Winthrop Supt. of Schools Lisa Howard presented an overview of the proposed budget for the 2023-24 school year at Monday night’s School Committee meeting.

Howard presented both a level-service budget, which is typically close to what the Town Council has approved over the past number of years, and a needs-based budget, which includes items the district would like to see added to the budget to strengthen its educational goals and priorities.

In addition, Howard noted that the town will be taking a different approach to the budget process this year. A number of costs typically absorbed by the town, such as staff insurance, liability insurance, and other costs will be shifted to the school side of the budget.

However, Howard said, the town will also be shifting an allocation of funds to cover those costs in the first year of the new approach. Those costs look to total just over $10 million, Howard stated.

The budgets presented by Howard on Monday night were based on the costs absorbed by the school department in past years. She said future School Committee meetings will focus more on those additional shifting costs from the town to the school side of the ledger.

The anticipated level-service budget for the next school year is $26,400,396, an increase of approximately $2.6 million over the current school year’s budget. That figure includes the maintenance of services currently provided by the district, as well as state-mandated increases in areas such as special education.

The anticipated needs-based budget, which includes new positions and programs requested by the schools and the district, is $27,435,671. That figure is a $3,637,921 increase over the current budget.

Howard said the needs-based budget helps the district articulate to the community “what we believe our students need in order to be on the same level playing field us and other schools that our kids compete with.”

In addition to some additional teaching and support staff at each school, the needs-based budget also includes a request to restore the band programs at the Cummings, middle and high schools.

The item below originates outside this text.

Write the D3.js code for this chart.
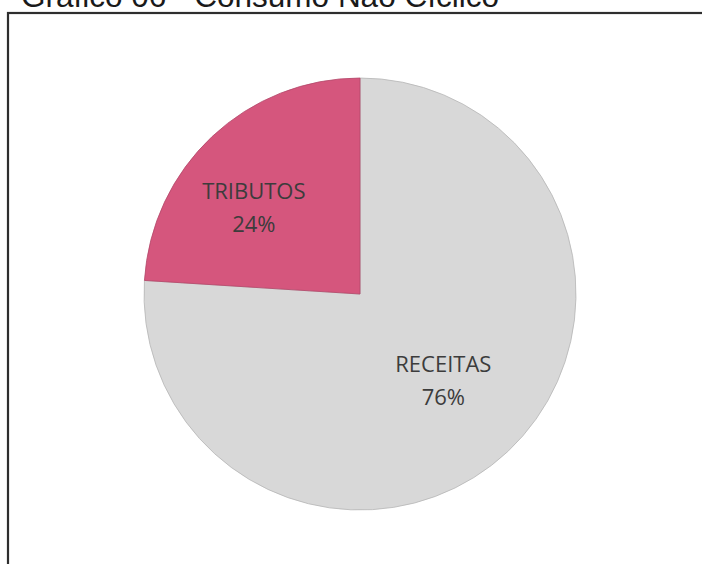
<!DOCTYPE html>
<html>
<head>
<meta charset="utf-8">
<script src="https://cdn.jsdelivr.net/npm/d3@7"></script>
<style>
  html, body { margin: 0; padding: 0; background: #fff; }
  svg { display: block; }
</style>
</head>
<body>
<svg id="chart" width="702" height="564"></svg>
<script>
// Consumo Não Cíclico: split between receitas and tributos
const categories = ["RECEITAS", "TRIBUTOS"];
const shares = [76, 24];
const percentLabels = ["76%", "24%"];
const sliceColors = ["#d8d8d8", "#d5567d"];

const svg = d3.select("#chart");
const W = 702, H = 564;

// title (partly above the page edge)
svg.append("text")
  .attr("x", 21)
  .attr("y", 7)
  .attr("font-family", "Liberation Sans, Arial, sans-serif")
  .attr("font-size", 31.5)
  .attr("fill", "#1a1a1a")
  .text("Gráfico 06 - Consumo Não Cíclico");

// chart frame
svg.append("rect")
  .attr("x", 8)
  .attr("y", 13)
  .attr("width", W + 20)
  .attr("height", H + 20)
  .attr("fill", "none")
  .attr("stroke", "#2e2e2e")
  .attr("stroke-width", 2.2);

const cx = 360, cy = 294, r = 216;
const g = svg.append("g").attr("transform", `translate(${cx},${cy})`);

const data = categories.map((c, i) => ({ name: c, value: shares[i], pct: percentLabels[i], color: sliceColors[i] }));

const pie = d3.pie().sort(null).value(d => d.value).startAngle(0).endAngle(2 * Math.PI);
const arcs = pie(data);
const arc = d3.arc().innerRadius(0).outerRadius(r);

g.selectAll("path.slice")
  .data(arcs)
  .join("path")
  .attr("class", "slice")
  .attr("d", arc)
  .attr("fill", d => d.data.color)
  .attr("stroke", d => d3.color(d.data.color).darker(0.5))
  .attr("stroke-width", 0.8);

// labels placed inside each slice
const labelRadius = { RECEITAS: 0.55, TRIBUTOS: 0.63 };
const labelShift = { RECEITAS: [2, 0], TRIBUTOS: [-13, 13] };
const labels = g.selectAll("g.label")
  .data(arcs)
  .join("g")
  .attr("class", "label")
  .attr("transform", d => {
    const lr = r * labelRadius[d.data.name];
    const [x, y] = d3.arc().innerRadius(lr).outerRadius(lr).centroid(d);
    const [sx, sy] = labelShift[d.data.name];
    return `translate(${x + sx},${y + sy})`;
  });

labels.append("text")
  .attr("text-anchor", "middle")
  .attr("y", -9)
  .attr("font-family", "Open Sans, sans-serif")
  .attr("font-size", 22)
  .attr("fill", "#3c3c3c")
  .text(d => d.data.name);

labels.append("text")
  .attr("text-anchor", "middle")
  .attr("y", 24)
  .attr("font-family", "Open Sans, sans-serif")
  .attr("font-size", 22)
  .attr("fill", "#3c3c3c")
  .text(d => d.data.pct);
</script>
</body>
</html>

Howard said it is the fifth year in a row that request has been made.

The superintendent also discussed a number of the drivers behind the anticipated increase in the requested budget.

“Some of the budget drivers when we are considering and working on and developing the budget as a whole, one of the big ones is to continue to address the academic and social emotional learning recovery from the pandemic for our students,” said Howard.

Additional budget drivers include the recent settling of six of seven union contracts that will drive an increase in salaries, as well as record high inflation that impacts the purchase of supplies, utility, fuel, and transportation costs. Also, Howard said there has been a significant increase in out-of-district tuition costs that were mandated by the state.

The district has also seen increased costs associated with an increase in English Language Learner students and homeless students.

“Another challenge we have been planning for over the past three years is the elimination of stimulus funding,” said Howard. “I believe we’ve done a very good job of looking at that funding and utilizing it in a manner that has helped us with a lot of one-time funding issues around technology and building and facility improvements. But we also had to embed staffing in that to mitigate learning loss for some of our students, especially our youngest students in preK to second grade.”

Budget discussions will continue throughout the next several School Committee meetings, with a meeting with the town’s finance committee scheduled for April 25. The final requested school budget will go before the Town Council in early June.